Stop after the line containing "import plotly.graph_objects as go": print each line exactly from the first line of the listing up to that point.

## begin Dataset excerpt

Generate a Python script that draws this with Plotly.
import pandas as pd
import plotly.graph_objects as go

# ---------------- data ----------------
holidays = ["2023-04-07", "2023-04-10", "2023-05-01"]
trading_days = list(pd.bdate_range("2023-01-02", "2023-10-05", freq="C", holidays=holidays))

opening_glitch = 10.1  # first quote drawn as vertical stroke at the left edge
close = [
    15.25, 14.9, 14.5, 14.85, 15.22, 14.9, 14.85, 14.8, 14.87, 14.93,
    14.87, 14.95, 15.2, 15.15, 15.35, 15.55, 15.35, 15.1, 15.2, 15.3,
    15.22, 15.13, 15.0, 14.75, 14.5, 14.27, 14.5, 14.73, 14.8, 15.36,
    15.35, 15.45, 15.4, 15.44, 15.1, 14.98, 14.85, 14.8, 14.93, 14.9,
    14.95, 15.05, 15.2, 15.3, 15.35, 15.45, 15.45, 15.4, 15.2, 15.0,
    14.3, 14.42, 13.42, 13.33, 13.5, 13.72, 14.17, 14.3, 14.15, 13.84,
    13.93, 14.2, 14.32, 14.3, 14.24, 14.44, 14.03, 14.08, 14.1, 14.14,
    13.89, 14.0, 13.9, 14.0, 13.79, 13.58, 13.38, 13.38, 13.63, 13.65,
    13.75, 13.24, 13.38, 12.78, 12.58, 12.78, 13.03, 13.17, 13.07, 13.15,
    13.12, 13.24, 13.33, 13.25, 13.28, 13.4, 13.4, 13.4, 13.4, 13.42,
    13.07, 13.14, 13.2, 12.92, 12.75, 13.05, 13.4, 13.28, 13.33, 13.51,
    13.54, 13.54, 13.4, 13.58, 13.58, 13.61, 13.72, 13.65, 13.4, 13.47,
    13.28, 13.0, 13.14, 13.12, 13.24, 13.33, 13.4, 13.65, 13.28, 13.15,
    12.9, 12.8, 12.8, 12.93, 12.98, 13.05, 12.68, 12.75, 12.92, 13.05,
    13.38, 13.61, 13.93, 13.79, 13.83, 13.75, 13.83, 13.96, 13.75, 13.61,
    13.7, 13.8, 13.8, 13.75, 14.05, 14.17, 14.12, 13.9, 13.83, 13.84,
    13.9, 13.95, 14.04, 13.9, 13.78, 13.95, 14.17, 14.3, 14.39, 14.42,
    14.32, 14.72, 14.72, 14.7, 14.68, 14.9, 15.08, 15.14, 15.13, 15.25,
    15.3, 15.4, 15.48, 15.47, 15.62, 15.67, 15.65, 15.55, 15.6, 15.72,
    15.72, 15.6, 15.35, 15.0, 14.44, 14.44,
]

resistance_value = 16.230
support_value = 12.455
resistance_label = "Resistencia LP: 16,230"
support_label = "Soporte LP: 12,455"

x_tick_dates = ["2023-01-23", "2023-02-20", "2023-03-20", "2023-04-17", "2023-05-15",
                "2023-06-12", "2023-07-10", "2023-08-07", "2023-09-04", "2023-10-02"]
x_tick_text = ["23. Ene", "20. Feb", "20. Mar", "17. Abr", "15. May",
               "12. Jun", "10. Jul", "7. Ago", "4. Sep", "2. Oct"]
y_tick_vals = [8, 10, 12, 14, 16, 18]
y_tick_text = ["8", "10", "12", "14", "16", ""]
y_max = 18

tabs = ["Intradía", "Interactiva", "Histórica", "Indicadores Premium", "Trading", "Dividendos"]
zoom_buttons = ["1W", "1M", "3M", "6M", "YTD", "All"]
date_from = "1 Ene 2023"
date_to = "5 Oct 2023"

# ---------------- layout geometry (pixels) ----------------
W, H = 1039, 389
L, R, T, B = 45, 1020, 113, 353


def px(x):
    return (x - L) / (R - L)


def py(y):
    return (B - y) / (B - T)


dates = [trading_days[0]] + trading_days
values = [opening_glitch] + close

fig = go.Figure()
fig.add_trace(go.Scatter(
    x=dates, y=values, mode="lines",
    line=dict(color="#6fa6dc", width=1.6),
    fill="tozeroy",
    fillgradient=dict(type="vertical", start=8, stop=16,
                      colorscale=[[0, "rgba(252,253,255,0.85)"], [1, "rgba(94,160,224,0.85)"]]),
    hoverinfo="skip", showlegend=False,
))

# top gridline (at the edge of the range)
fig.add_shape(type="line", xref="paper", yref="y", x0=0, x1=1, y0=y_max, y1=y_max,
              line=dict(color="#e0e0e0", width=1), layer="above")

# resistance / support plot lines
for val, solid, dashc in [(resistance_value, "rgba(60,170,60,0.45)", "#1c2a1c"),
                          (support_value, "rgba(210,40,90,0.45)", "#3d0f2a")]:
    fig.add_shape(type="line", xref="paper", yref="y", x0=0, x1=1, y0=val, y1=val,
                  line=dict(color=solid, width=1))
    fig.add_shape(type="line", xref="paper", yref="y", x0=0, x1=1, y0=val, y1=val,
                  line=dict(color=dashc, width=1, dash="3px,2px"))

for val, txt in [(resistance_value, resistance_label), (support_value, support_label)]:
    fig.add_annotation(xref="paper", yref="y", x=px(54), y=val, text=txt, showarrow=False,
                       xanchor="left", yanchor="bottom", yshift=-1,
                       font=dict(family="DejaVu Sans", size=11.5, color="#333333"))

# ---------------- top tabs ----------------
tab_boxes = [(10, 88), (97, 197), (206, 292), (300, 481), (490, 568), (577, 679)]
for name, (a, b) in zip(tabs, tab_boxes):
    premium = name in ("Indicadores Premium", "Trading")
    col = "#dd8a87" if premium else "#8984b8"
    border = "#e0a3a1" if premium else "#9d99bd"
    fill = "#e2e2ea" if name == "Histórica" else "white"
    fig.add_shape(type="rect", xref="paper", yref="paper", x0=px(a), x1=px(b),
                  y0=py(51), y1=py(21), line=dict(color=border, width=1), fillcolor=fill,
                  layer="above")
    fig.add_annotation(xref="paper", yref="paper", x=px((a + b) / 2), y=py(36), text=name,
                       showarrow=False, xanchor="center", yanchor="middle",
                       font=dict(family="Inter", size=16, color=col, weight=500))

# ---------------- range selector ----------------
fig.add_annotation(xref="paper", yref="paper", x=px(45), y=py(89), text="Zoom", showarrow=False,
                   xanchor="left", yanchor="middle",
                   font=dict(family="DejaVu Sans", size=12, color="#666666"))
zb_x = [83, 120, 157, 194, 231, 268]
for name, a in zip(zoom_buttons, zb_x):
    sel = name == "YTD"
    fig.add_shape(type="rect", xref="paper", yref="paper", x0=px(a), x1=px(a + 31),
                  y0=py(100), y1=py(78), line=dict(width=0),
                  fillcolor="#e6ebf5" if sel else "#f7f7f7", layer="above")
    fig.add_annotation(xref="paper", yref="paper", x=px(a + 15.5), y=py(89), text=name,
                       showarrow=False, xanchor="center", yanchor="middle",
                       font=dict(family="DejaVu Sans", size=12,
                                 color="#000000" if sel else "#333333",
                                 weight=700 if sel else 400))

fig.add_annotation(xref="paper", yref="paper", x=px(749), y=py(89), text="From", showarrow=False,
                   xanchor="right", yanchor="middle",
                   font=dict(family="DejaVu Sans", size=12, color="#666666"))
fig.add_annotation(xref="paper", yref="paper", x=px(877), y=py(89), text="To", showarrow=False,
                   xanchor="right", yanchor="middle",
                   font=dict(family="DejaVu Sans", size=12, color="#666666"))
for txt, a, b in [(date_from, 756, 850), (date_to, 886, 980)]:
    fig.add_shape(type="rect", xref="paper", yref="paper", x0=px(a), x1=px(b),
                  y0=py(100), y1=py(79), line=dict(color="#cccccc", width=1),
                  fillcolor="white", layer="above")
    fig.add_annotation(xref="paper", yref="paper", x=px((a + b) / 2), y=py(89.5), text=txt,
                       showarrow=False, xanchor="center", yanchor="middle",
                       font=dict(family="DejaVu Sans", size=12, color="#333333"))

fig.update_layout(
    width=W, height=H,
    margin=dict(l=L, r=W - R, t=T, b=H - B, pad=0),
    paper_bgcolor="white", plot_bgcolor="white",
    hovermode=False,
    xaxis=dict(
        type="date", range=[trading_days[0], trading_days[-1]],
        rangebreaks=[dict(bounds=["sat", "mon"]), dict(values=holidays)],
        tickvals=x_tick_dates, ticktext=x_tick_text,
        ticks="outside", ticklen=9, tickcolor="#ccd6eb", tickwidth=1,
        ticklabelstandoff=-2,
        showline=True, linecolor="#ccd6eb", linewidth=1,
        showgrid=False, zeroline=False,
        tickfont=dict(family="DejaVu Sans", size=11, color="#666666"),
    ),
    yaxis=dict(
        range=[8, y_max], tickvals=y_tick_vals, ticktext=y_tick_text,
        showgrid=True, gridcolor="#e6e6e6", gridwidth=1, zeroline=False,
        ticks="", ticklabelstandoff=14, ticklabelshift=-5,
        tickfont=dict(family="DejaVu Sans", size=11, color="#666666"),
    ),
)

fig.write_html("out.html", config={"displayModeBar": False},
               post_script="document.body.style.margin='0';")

## end Dataset excerpt

■ Result for this exercise
Generate a Python script that draws this with Plotly.
import pandas as pd
import plotly.graph_objects as go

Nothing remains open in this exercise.